Eight Group 1 winners to cross swords in the Queen Anne Stakes

Accidental Agent snatches the spoils 12 months ago. Picture: Racingfotos.com

Royal Ascot gets under way with no fewer than eight Group 1 performers crossing swords in the £600,000 Queen Anne Stakes, which forms part of the Mile Category in the QIPCO British Champions Series.

The first two home last year, Accidental Agent and Lord Glitters, meet again, with the former joined by Barney RoyDream Castle, Mustashry, Olmedo, Romanised, Laurens, and One Master as being a winner at least once at the highest level.

The most prolific of the bunch has been the Karl Burke-trained Laurens, who has five Group 1 wins to her name. She made a highly encouraging return when chasing home the Sir Michael Stoute-trained Mustashry in the Al Shaqab Lockinge Stakes at Newbury last month, a race which Accidental Agent (third), Romanised (fourth), Le Brivido (fifth), Sharja Bridge (tenth), Beat The Bank (eleventh), Mythical Magic (twelfth) and Lord Glitters (thirteenth) also contested.

PJ McDonald, 37, regular rider of Laurens, was delighted with that effort as it provided confirmation that a below-par run on her final outing last year, at Ascot on QIPCO British Champions Day, was not an indicator that she had lost her renowned fighting spirit.

“After she flopped on QIPCO British Champions Day you are always worried ‘does she come back?’ because she’s had to battle every time she’s raced,” he said. “She’s never had an easy race. She has had to knuckle down and battle every day she has been on the racetrack, even when she won her maiden. That can take its toll on horses. Some just don’t have the constitution to deal with that time and time again.

“We were confident on her homework that she’d trained on and still wanted to do it, but until you go to the races you never know. When she hit those lids, travelled with such enthusiasm and picked up and looked like she was going to win, it dispelled those fears.
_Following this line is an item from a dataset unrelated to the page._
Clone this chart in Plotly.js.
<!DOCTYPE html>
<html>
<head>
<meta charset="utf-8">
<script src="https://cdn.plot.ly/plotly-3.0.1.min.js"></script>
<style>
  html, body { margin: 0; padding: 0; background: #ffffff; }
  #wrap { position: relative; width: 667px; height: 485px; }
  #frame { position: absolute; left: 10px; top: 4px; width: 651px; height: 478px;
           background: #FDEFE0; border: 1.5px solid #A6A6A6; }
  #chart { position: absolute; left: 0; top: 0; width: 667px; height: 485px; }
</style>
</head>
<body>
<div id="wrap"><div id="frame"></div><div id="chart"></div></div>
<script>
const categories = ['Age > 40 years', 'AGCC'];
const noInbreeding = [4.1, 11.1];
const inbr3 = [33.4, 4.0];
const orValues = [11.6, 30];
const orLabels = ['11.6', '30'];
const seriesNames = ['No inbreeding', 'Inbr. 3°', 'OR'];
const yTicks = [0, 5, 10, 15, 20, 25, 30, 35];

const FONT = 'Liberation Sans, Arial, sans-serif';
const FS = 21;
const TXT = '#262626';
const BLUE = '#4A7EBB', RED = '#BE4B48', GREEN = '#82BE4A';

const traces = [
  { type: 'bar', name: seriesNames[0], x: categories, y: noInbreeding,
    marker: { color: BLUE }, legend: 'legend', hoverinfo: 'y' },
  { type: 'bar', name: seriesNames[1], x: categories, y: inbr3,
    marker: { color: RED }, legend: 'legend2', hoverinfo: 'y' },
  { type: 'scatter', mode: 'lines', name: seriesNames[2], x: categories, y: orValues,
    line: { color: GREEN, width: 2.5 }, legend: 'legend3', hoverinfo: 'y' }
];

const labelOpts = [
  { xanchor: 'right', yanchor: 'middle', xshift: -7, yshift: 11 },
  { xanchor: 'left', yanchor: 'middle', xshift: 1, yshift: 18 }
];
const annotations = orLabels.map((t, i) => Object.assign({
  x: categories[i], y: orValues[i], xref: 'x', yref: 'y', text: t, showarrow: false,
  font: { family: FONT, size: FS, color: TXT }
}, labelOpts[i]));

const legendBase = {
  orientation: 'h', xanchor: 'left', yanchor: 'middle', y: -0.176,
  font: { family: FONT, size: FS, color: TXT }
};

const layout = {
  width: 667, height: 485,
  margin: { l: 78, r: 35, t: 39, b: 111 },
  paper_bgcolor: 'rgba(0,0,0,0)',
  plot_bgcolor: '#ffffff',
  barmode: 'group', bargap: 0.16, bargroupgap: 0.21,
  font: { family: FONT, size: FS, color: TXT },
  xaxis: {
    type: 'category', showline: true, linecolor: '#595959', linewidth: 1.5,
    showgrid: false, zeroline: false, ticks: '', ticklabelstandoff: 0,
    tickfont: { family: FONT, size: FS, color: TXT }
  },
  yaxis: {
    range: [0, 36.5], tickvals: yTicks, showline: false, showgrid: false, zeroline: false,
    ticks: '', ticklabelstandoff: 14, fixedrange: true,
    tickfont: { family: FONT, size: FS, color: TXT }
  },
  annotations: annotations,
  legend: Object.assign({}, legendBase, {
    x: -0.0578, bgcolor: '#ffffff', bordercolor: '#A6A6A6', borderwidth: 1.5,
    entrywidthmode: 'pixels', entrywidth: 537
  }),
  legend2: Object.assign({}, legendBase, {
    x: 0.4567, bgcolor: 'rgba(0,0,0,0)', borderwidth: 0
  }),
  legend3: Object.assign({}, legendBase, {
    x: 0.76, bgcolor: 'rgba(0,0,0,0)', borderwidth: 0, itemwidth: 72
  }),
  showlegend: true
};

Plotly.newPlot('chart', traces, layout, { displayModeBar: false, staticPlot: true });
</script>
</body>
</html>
She felt every bit as good to me.”

McDonald says Laurens will improve for her Newbury exertions, not least because the imposing filly is difficult to get fully fit at home because she finds her homework so easy.

“I sat on her Tuesday morning and she did a nice piece of work. She’s come out of the Lockinge well and we couldn’t be much happier going into the race. She looks amazing, feels amazing and is going into Ascot as well, if not better, than when she has gone into any of her previous races,” he said.
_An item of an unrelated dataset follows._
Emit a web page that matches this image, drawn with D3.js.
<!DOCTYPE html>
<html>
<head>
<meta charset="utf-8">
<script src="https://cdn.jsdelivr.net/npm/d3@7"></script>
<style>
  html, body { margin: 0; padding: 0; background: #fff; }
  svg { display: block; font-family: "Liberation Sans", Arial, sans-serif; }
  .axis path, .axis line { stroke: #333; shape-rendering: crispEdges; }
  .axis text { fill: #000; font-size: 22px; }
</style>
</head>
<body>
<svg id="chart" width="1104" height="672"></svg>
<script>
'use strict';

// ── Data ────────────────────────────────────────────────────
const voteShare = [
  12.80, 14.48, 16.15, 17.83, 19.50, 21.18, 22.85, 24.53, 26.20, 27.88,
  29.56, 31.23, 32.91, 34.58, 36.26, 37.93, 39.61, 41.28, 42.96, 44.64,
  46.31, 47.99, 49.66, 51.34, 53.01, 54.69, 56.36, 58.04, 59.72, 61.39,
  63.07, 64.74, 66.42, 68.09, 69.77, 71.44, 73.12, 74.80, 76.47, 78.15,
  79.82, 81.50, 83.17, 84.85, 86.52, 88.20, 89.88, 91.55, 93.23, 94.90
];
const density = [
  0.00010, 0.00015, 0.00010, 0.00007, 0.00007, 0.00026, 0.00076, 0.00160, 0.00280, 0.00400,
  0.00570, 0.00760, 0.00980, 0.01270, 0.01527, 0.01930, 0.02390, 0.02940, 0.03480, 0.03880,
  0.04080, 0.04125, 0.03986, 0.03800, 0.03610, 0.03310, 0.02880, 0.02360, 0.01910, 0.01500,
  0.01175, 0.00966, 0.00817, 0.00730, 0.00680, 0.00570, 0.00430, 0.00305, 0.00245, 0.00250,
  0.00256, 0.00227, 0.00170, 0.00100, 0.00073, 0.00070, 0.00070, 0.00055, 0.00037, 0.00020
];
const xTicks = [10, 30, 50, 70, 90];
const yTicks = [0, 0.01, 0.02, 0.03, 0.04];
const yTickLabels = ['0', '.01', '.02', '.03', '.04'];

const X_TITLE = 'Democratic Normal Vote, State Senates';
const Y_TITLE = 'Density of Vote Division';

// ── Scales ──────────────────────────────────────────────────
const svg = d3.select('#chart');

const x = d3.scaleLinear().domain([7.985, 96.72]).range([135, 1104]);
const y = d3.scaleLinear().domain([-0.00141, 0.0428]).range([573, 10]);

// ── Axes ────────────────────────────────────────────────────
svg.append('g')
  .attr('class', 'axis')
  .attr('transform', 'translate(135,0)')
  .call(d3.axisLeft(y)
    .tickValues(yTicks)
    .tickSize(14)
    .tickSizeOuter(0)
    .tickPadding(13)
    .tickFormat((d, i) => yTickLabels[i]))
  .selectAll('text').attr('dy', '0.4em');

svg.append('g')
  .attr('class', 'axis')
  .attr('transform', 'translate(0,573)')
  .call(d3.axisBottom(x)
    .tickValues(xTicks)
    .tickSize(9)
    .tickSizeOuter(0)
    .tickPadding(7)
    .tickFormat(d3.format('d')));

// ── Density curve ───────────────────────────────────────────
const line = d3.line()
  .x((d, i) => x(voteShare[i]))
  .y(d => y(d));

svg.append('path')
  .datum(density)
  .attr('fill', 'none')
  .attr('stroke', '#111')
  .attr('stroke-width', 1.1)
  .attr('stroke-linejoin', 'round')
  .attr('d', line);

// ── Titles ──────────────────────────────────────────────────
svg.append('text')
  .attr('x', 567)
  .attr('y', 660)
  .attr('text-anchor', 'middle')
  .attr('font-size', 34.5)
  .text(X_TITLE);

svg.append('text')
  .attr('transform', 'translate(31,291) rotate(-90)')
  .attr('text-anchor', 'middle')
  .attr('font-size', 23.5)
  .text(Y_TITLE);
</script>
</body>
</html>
“It’s very competitive and she’s taking on the boys again. She will have to find a bit with Mr Stoute’s horse [Mustashry] and it wouldn’t surprise me to see him improve again – he’s trained by an absolute genius – but I’d be very confident our filly will improve from the Lockinge.

“She was fit enough to go and have her run but there is only so much you can do with them at home and she finds her work so easy that she’s never really in the red zone. There is nothing that can take her there or lead her there.”
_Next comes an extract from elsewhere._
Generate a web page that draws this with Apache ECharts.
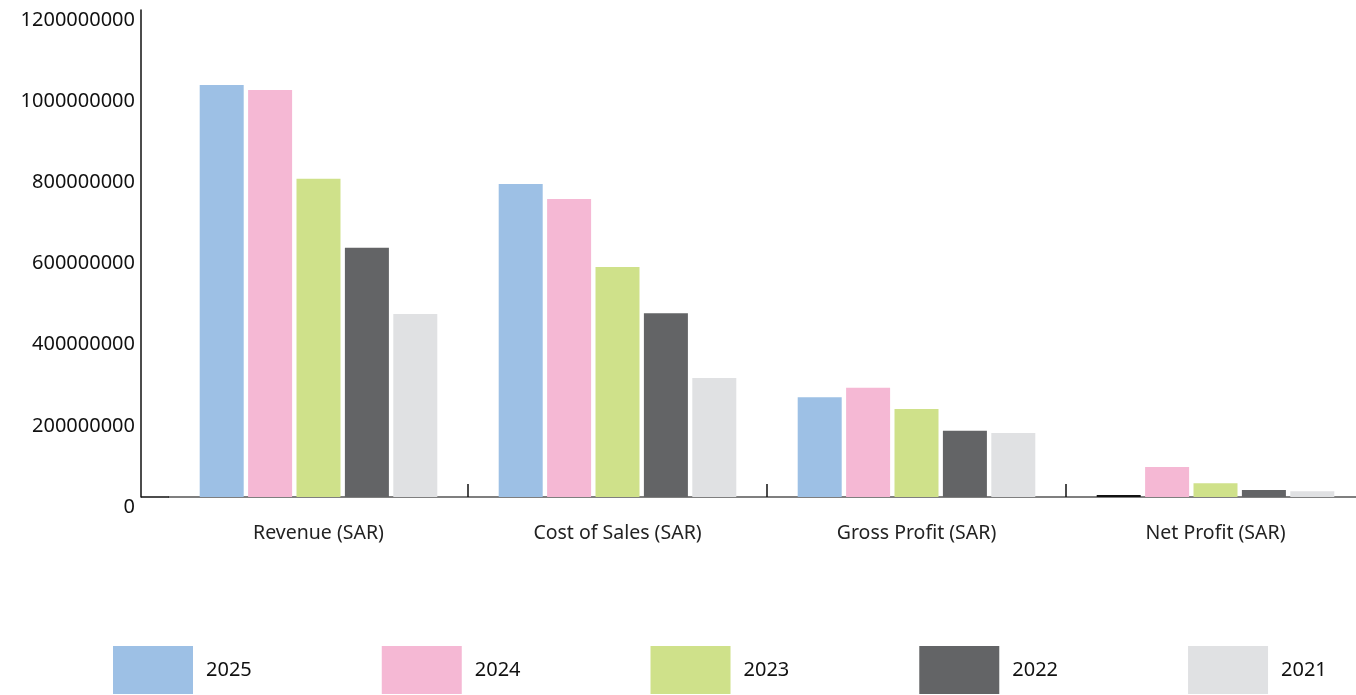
<!DOCTYPE html>
<html>
<head>
<meta charset="utf-8">
<script src="https://cdn.jsdelivr.net/npm/echarts@6/dist/echarts.min.js"></script>
<style>
html,body{margin:0;padding:0;background:#fff;}
#chart{width:1356px;height:695px;}
</style>
</head>
<body>
<div id="chart"></div>
<script>
const categories = ['Revenue (SAR)', 'Cost of Sales (SAR)', 'Gross Profit (SAR)', 'Net Profit (SAR)'];
const years = ['2025', '2024', '2023', '2022', '2021'];
const v2025 = [1015000000, 771000000, 246000000, 5000000];
const v2024 = [1003000000, 734000000, 269000000, 74000000];
const v2023 = [784000000, 567000000, 217000000, 34000000];
const v2022 = [614000000, 453000000, 163000000, 17000000];
const v2021 = [451000000, 293000000, 158000000, 14000000];
const colors = ['#9DC0E5', '#F5B8D4', '#CFE18A', '#636466', '#E0E1E3'];
const yTicks = { min: 0, max: 1200000000, interval: 200000000 };

const FONT = 'Noto Sans';
const seriesValues = [v2025, v2024, v2023, v2022, v2021];

const chart = echarts.init(document.getElementById('chart'), null, { renderer: 'canvas' });

const series = years.map((y, i) => ({
  name: y,
  type: 'bar',
  barWidth: 44,
  barGap: '10%',
  itemStyle: { color: colors[i] },
  data: seriesValues[i].map((v, j) => (i === 0 && j === 3) ? { value: v, itemStyle: { color: '#111111' } } : v),
  animation: false
}));

chart.setOption({
  animation: false,
  textStyle: { fontFamily: FONT },
  grid: { left: 169, width: 1196, top: 10, bottom: 198, containLabel: false, outerBoundsMode: 'none' },
  legend: {
    data: years,
    left: 113,
    top: 646,
    padding: 0,
    itemWidth: 80,
    itemHeight: 48,
    itemGap: 130,
    icon: 'rect',
    textStyle: { fontSize: 20, color: '#111', fontFamily: FONT, padding: [0, 0, 0, 8] }
  },
  xAxis: {
    type: 'category',
    data: categories,
    axisLine: { show: true, lineStyle: { color: '#555', width: 1.5 } },
    axisTick: { show: true, inside: true, length: 13, interval: function (idx) { return idx !== 0; }, lineStyle: { color: '#111', width: 1.5 } },
    axisLabel: { fontSize: 19.5, color: '#222', margin: 26, fontFamily: FONT }
  },
  yAxis: {
    type: 'value',
    min: yTicks.min,
    max: yTicks.max,
    interval: yTicks.interval,
    offset: 28,
    axisLine: { show: true, lineStyle: { color: '#111', width: 1.5 } },
    axisTick: { show: false },
    splitLine: { show: false },
    axisLabel: { fontSize: 20, color: '#111', margin: 6, verticalAlign: 'top', fontFamily: FONT,
      formatter: function (v) { return String(v); } }
  },
  series: series
});

const p0 = chart.convertToPixel({ gridIndex: 0 }, [0, 0]);
const gridRect = chart.getModel().getComponent('grid', 0).coordinateSystem.getRect();
chart.setOption({
  graphic: [{
    type: 'line',
    shape: { x1: gridRect.x - 28, y1: p0[1], x2: gridRect.x, y2: p0[1] },
    style: { stroke: '#111', lineWidth: 1.5 },
    z: 10
  }]
});
</script>
</body>
</html>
Laurens, owned by John Dance, has developed a growing fan club and McDonald said: “Everybody loves a battler; she wears her heart on the sleeve. I feel privileged to have ridden a horse of her calibre and even if she never wins again she owes us nothing and been an absolute inspiration to all of us.”

Sharja Bridge disappointed in the Al Shaqab Lockinge Stakes, but showed his liking for Ascot when a smooth winner of the Balmoral Handicap on QIPCO British Champions Day in October.

Roger Varian, his trainer, said: “It was just too firm for him in the Lockinge – he didn’t let down. He’s capable of a big performance. If the meeting starts on good to soft that would see him very comfortable, and when gets his conditions he’s got an awful lot of ability.”

William Haggas relies on last year’s Qatar Prix de la Foret winner One Master and says she should be excused her comeback defeat at the Curragh. “She got tired, as I knew she would do, but she’s had a race and is better for it,” he said. “She’s got a bit to find but it’s anybody’s race and it will be luck of the draw. She will enjoy a bit of cut in the ground and although she’s a big price she ran well in the Breeders’ Cup and Hong Kong, considering we rode her wrong.”

Matterhorn, Hazapour, fifth in the Investec Derby at Epsom last year and the mount of Frankie Dettori, and globetrotting Stormy Antactic complete the line-up. The last-named was fourth to Roaring Lion in the QIPCO-sponsored Queen Elizabeth II Stakes at Ascot on QIPCO British Champions Day in October and has raced in no fewer than seven countries.